— START —
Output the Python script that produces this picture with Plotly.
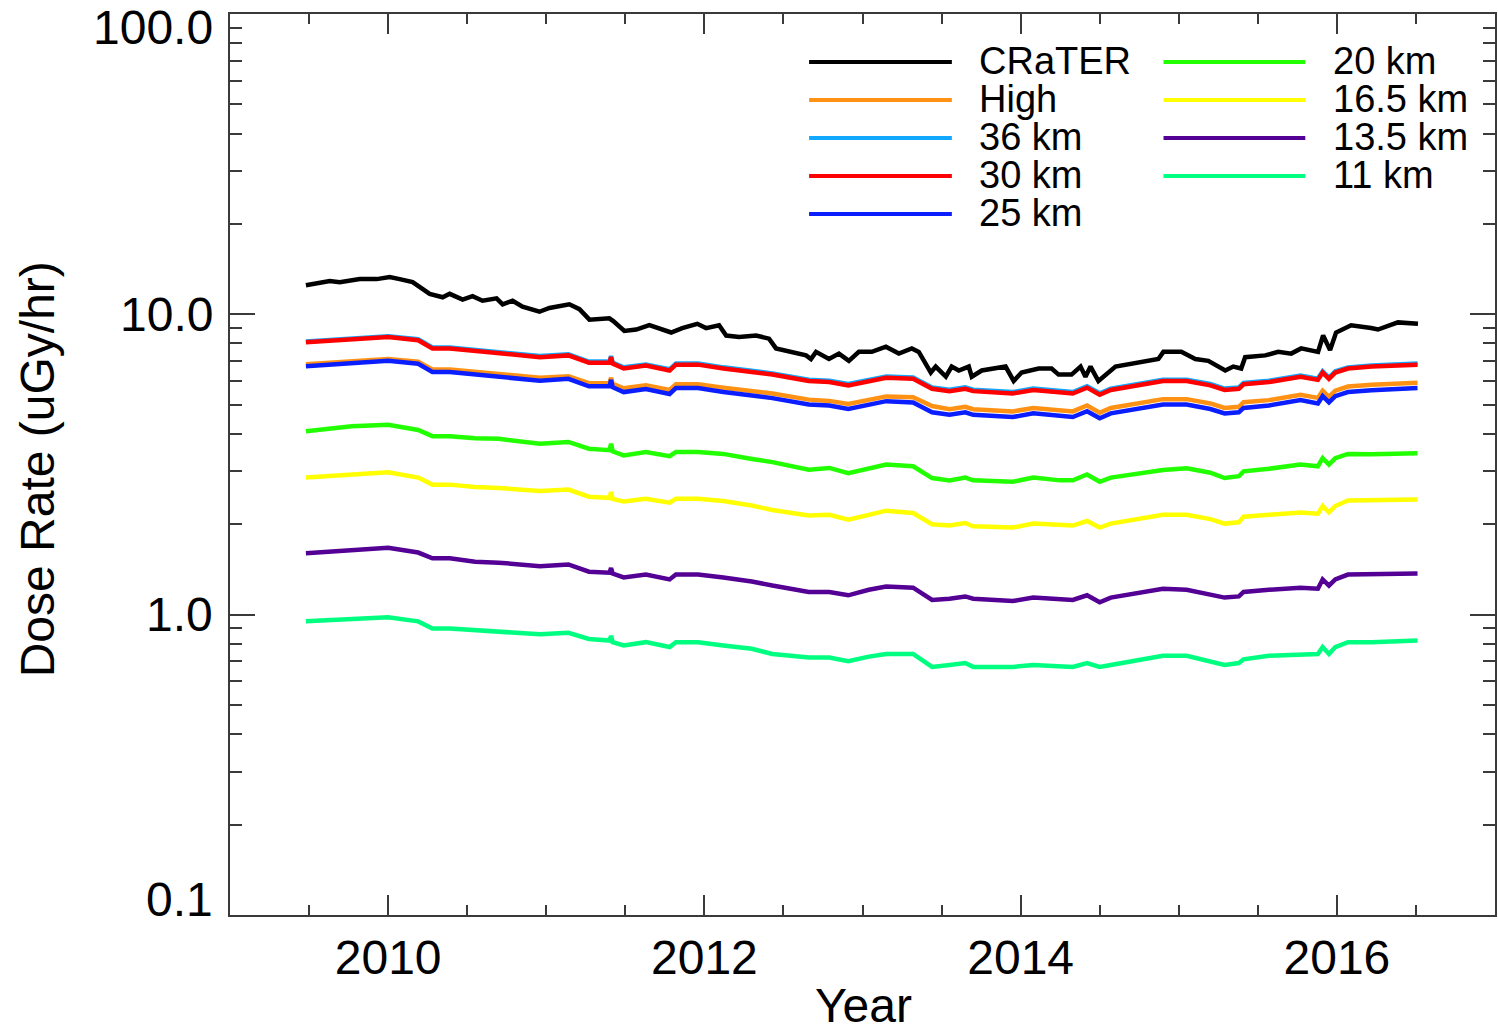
import math
import plotly.graph_objects as go

# ---------------------------------------------------------------- data
# CRaTER measured dose rate (uGy/hr) versus decimal year
crater_years = [
    2009.480, 2009.631, 2009.694, 2009.821, 2009.928, 2010.010, 2010.073, 2010.155, 2010.263, 2010.345,
    2010.389, 2010.471, 2010.534, 2010.597, 2010.686, 2010.724, 2010.787, 2010.850, 2010.957, 2011.020,
    2011.146, 2011.210, 2011.273, 2011.399, 2011.424, 2011.494, 2011.569, 2011.652, 2011.790, 2011.860,
    2011.955, 2012.011, 2012.093, 2012.138, 2012.220, 2012.327, 2012.409, 2012.453, 2012.643, 2012.674,
    2012.706, 2012.788, 2012.851, 2012.914, 2012.977, 2013.059, 2013.148, 2013.230, 2013.312, 2013.356,
    2013.432, 2013.463, 2013.527, 2013.564, 2013.609, 2013.672, 2013.691, 2013.754, 2013.905, 2013.956,
    2014.006, 2014.114, 2014.196, 2014.240, 2014.322, 2014.379, 2014.410, 2014.442, 2014.492, 2014.537,
    2014.600, 2014.871, 2014.903, 2015.016, 2015.105, 2015.187, 2015.294, 2015.345, 2015.395, 2015.420,
    2015.547, 2015.629, 2015.711, 2015.774, 2015.881, 2015.913, 2015.957, 2015.995, 2016.090, 2016.216,
    2016.260, 2016.386, 2016.513,
]
crater = [
    12.5, 12.9, 12.8, 13.1, 13.1, 13.3, 13.1, 12.8, 11.7, 11.4,
    11.7, 11.2, 11.5, 11.1, 11.3, 10.8, 11.1, 10.6, 10.2, 10.5,
    10.8, 10.4, 9.6, 9.7, 9.5, 8.8, 8.9, 9.2, 8.7, 9.0,
    9.3, 9.0, 9.2, 8.5, 8.4, 8.5, 8.3, 7.7, 7.3, 7.1,
    7.5, 7.1, 7.4, 7.0, 7.5, 7.5, 7.8, 7.4, 7.7, 7.5,
    6.4, 6.7, 6.2, 6.7, 6.5, 6.7, 6.2, 6.5, 6.7, 6.0,
    6.4, 6.6, 6.6, 6.3, 6.3, 6.7, 6.2, 6.7, 6.0, 6.3,
    6.7, 7.1, 7.5, 7.5, 7.1, 7.0, 6.5, 6.7, 6.6, 7.2,
    7.3, 7.5, 7.4, 7.7, 7.5, 8.5, 7.6, 8.7, 9.2, 9.0,
    8.9, 9.4, 9.3,
]

# Model dose rates (uGy/hr) on a common time grid
model_years = [
    2009.48, 2009.77, 2010.00, 2010.19, 2010.28, 2010.39, 2010.55, 2010.70, 2010.96, 2011.14,
    2011.27, 2011.40, 2011.41, 2011.42, 2011.49, 2011.63, 2011.78, 2011.82, 2011.96, 2012.12,
    2012.30, 2012.43, 2012.66, 2012.79, 2012.91, 2013.04, 2013.15, 2013.32, 2013.44, 2013.55,
    2013.65, 2013.70, 2013.95, 2014.08, 2014.25, 2014.33, 2014.42, 2014.50, 2014.57, 2014.90,
    2015.05, 2015.20, 2015.29, 2015.38, 2015.41, 2015.57, 2015.77, 2015.88, 2015.91, 2015.95,
    2015.99, 2016.07, 2016.22, 2016.51,
]
high = [
    6.82, 6.97, 7.10, 6.95, 6.55, 6.55, 6.42, 6.35, 6.15, 6.22,
    5.90, 5.90, 6.15, 5.87, 5.67, 5.80, 5.60, 5.85, 5.85, 5.70,
    5.57, 5.45, 5.20, 5.15, 5.03, 5.20, 5.33, 5.30, 4.95, 4.83,
    4.92, 4.83, 4.75, 4.88, 4.80, 4.75, 4.97, 4.70, 4.88, 5.22,
    5.22, 5.05, 4.88, 4.92, 5.10, 5.18, 5.40, 5.27, 5.57, 5.31,
    5.57, 5.75, 5.83, 5.92,
]
km36 = [
    8.12, 8.31, 8.46, 8.26, 7.76, 7.76, 7.61, 7.51, 7.26, 7.36,
    6.96, 6.96, 7.26, 6.91, 6.66, 6.81, 6.56, 6.86, 6.86, 6.66,
    6.51, 6.36, 6.06, 6.01, 5.86, 6.06, 6.21, 6.16, 5.71, 5.61,
    5.71, 5.61, 5.51, 5.66, 5.56, 5.51, 5.76, 5.46, 5.66, 6.06,
    6.06, 5.86, 5.66, 5.71, 5.91, 6.01, 6.26, 6.11, 6.46, 6.16,
    6.46, 6.66, 6.76, 6.86,
]
km30 = [
    8.07, 8.25, 8.40, 8.20, 7.70, 7.70, 7.55, 7.45, 7.20, 7.30,
    6.90, 6.90, 7.20, 6.85, 6.60, 6.75, 6.50, 6.80, 6.80, 6.60,
    6.45, 6.30, 6.00, 5.95, 5.80, 6.00, 6.15, 6.10, 5.65, 5.55,
    5.65, 5.55, 5.45, 5.60, 5.50, 5.45, 5.70, 5.40, 5.60, 6.00,
    6.00, 5.80, 5.60, 5.65, 5.85, 5.95, 6.20, 6.05, 6.40, 6.10,
    6.40, 6.60, 6.70, 6.80,
]
km25 = [
    6.72, 6.88, 7.00, 6.85, 6.43, 6.43, 6.30, 6.22, 6.01, 6.10,
    5.76, 5.76, 6.05, 5.72, 5.51, 5.64, 5.43, 5.68, 5.68, 5.51,
    5.39, 5.26, 5.01, 4.97, 4.84, 5.01, 5.14, 5.09, 4.72, 4.63,
    4.72, 4.63, 4.55, 4.68, 4.59, 4.55, 4.76, 4.51, 4.68, 5.01,
    5.01, 4.84, 4.68, 4.72, 4.88, 4.97, 5.18, 5.05, 5.34, 5.09,
    5.34, 5.51, 5.59, 5.68,
]
km20 = [
    4.08, 4.24, 4.29, 4.12, 3.93, 3.93, 3.87, 3.85, 3.71, 3.76,
    3.57, 3.53, 3.71, 3.50, 3.39, 3.48, 3.37, 3.48, 3.48, 3.43,
    3.30, 3.22, 3.04, 3.08, 2.96, 3.08, 3.16, 3.12, 2.85, 2.80,
    2.86, 2.80, 2.77, 2.86, 2.80, 2.80, 2.93, 2.77, 2.86, 3.03,
    3.07, 2.97, 2.85, 2.89, 3.00, 3.06, 3.16, 3.12, 3.32, 3.16,
    3.32, 3.43, 3.42, 3.45,
]
km16_5 = [
    2.86, 2.93, 2.98, 2.86, 2.71, 2.71, 2.66, 2.64, 2.58, 2.61,
    2.47, 2.45, 2.56, 2.43, 2.38, 2.43, 2.36, 2.43, 2.43, 2.39,
    2.31, 2.23, 2.14, 2.15, 2.07, 2.15, 2.22, 2.18, 2.00, 1.98,
    2.02, 1.97, 1.95, 2.01, 1.98, 1.98, 2.05, 1.95, 2.01, 2.15,
    2.15, 2.08, 2.01, 2.03, 2.12, 2.15, 2.19, 2.17, 2.30, 2.19,
    2.30, 2.40, 2.40, 2.42,
]
km13_5 = [
    1.60, 1.64, 1.67, 1.61, 1.54, 1.54, 1.50, 1.49, 1.45, 1.47,
    1.39, 1.38, 1.43, 1.37, 1.33, 1.36, 1.31, 1.36, 1.36, 1.33,
    1.29, 1.25, 1.19, 1.19, 1.16, 1.21, 1.24, 1.23, 1.12, 1.13,
    1.15, 1.13, 1.11, 1.14, 1.12, 1.12, 1.16, 1.10, 1.14, 1.22,
    1.21, 1.17, 1.14, 1.15, 1.19, 1.21, 1.23, 1.22, 1.31, 1.25,
    1.31, 1.36, 1.36, 1.37,
]
km11 = [
    0.950, 0.965, 0.980, 0.950, 0.900, 0.900, 0.890, 0.880, 0.860, 0.870,
    0.830, 0.820, 0.850, 0.810, 0.790, 0.810, 0.780, 0.810, 0.810, 0.790,
    0.770, 0.740, 0.720, 0.720, 0.700, 0.725, 0.740, 0.740, 0.670, 0.680,
    0.690, 0.670, 0.670, 0.680, 0.670, 0.670, 0.690, 0.670, 0.680, 0.730,
    0.730, 0.700, 0.680, 0.690, 0.710, 0.730, 0.740, 0.740, 0.780, 0.740,
    0.780, 0.810, 0.810, 0.820,
]

y_tick_values = [0.1, 1, 10, 100]
y_tick_labels = ["0.1", "1.0", "10.0", "100.0"]
x_tick_values = [2010, 2012, 2014, 2016]
x_tick_labels = ["2010", "2012", "2014", "2016"]

# ---------------------------------------------------------------- styling
FONT = "Liberation Sans, Arial, Helvetica, sans-serif"
AXIS_COLOR = "#3a3a3a"
W, H = 1498, 1036
PLOT_L, PLOT_R, PLOT_T, PLOT_B = 230, 1497, 14, 915

# name, x values, y values, colour, legend column, legend row
series = [
    ("CRaTER", crater_years, crater, "#000000", 0, 0),
    ("High", model_years, high, "#FF9214", 0, 1),
    ("36 km", model_years, km36, "#12A8FF", 0, 2),
    ("30 km", model_years, km30, "#FF0000", 0, 3),
    ("25 km", model_years, km25, "#0A1EFF", 0, 4),
    ("20 km", model_years, km20, "#22FF00", 1, 0),
    ("16.5 km", model_years, km16_5, "#FFFF00", 1, 1),
    ("13.5 km", model_years, km13_5, "#540094", 1, 2),
    ("11 km", model_years, km11, "#00FF80", 1, 3),
]


def paper_x(px):
    return (px - PLOT_L) / (PLOT_R - PLOT_L)


def paper_y(py):
    return (PLOT_B - py) / (PLOT_B - PLOT_T)


fig = go.Figure()
for name, xs, ys, color, _, _ in series:
    fig.add_trace(go.Scatter(
        x=xs, y=ys, mode="lines", name=name, showlegend=False,
        line=dict(color=color, width=4.5),
    ))

# hand-built two-column legend
legend_cols = [(810, 953, 978), (1165, 1307, 1333)]
legend_row0, legend_dy = 62, 38
shapes = []
annotations = []
for name, _, _, color, col, row in series:
    x0, x1, xt = legend_cols[col]
    yy = legend_row0 + row * legend_dy
    shapes.append(dict(type="line", xref="paper", yref="paper",
                       x0=paper_x(x0), x1=paper_x(x1), y0=paper_y(yy), y1=paper_y(yy),
                       line=dict(color=color, width=4)))
    annotations.append(dict(text=name, xref="paper", yref="paper",
                            x=paper_x(xt), y=paper_y(yy - 1), xanchor="left", yanchor="middle",
                            showarrow=False, font=dict(family=FONT, size=38, color="#000")))

# y tick labels (end labels pulled inside the axis range)
label_shift = {"100.0": -13, "0.1": 16}
for v, lab in zip(y_tick_values, y_tick_labels):
    annotations.append(dict(text=lab, xref="paper", yref="y",
                            x=0, y=math.log10(v), xanchor="right", yanchor="middle",
                            xshift=-15, yshift=label_shift.get(lab, 0), showarrow=False,
                            font=dict(family=FONT, size=48, color="#000")))

# axis titles
annotations.append(dict(text="Year", xref="paper", yref="paper",
                        x=paper_x(865), y=0, yshift=-(H - PLOT_B) + 2,
                        xanchor="center", yanchor="bottom",
                        showarrow=False, font=dict(family=FONT, size=48, color="#000")))
annotations.append(dict(text="Dose Rate (uGy/hr)", xref="paper", yref="paper",
                        x=paper_x(37), y=paper_y(469), xanchor="center", yanchor="middle",
                        textangle=-90, showarrow=False,
                        font=dict(family=FONT, size=48, color="#000")))

x_minor = [2009.5, 2010.5, 2011, 2011.5, 2012.5, 2013, 2013.5, 2014.5, 2015, 2015.5, 2016.5]
y_minor = [m * d for d in (0.1, 1, 10) for m in range(2, 10)]

fig.update_layout(
    width=W, height=H,
    margin=dict(l=PLOT_L, r=W - PLOT_R, t=PLOT_T, b=H - PLOT_B),
    paper_bgcolor="white", plot_bgcolor="white",
    font=dict(family=FONT, color="#000"),
    shapes=shapes, annotations=annotations,
    xaxis=dict(
        range=[2009, 2017], showgrid=False, zeroline=False,
        showline=True, linecolor=AXIS_COLOR, linewidth=1.5, mirror="allticks",
        tickmode="array", tickvals=x_tick_values, ticktext=x_tick_labels,
        ticks="inside", ticklen=20, tickwidth=1.5, tickcolor=AXIS_COLOR,
        tickfont=dict(family=FONT, size=48, color="#000"),
        minor=dict(tickvals=x_minor, ticks="inside", ticklen=10, tickwidth=1.5,
                   tickcolor=AXIS_COLOR, showgrid=False),
    ),
    yaxis=dict(
        type="log", range=[-1, 2], showgrid=False, zeroline=False,
        showline=True, linecolor=AXIS_COLOR, linewidth=1.5, mirror="allticks",
        tickmode="array", tickvals=y_tick_values, showticklabels=False,
        ticks="inside", ticklen=25, tickwidth=1.5, tickcolor=AXIS_COLOR,
        minor=dict(tickvals=y_minor, ticks="inside", ticklen=12, tickwidth=1.5,
                   tickcolor=AXIS_COLOR, showgrid=False),
    ),
)

fig.write_html("out.html")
— END —
- Goal -
Omitting all pictures, restate exactly the lines of the material from its start through the line that contains "import plotly.graph_objects as go".

- Task solution -
Output the Python script that produces this picture with Plotly.
import math
import plotly.graph_objects as go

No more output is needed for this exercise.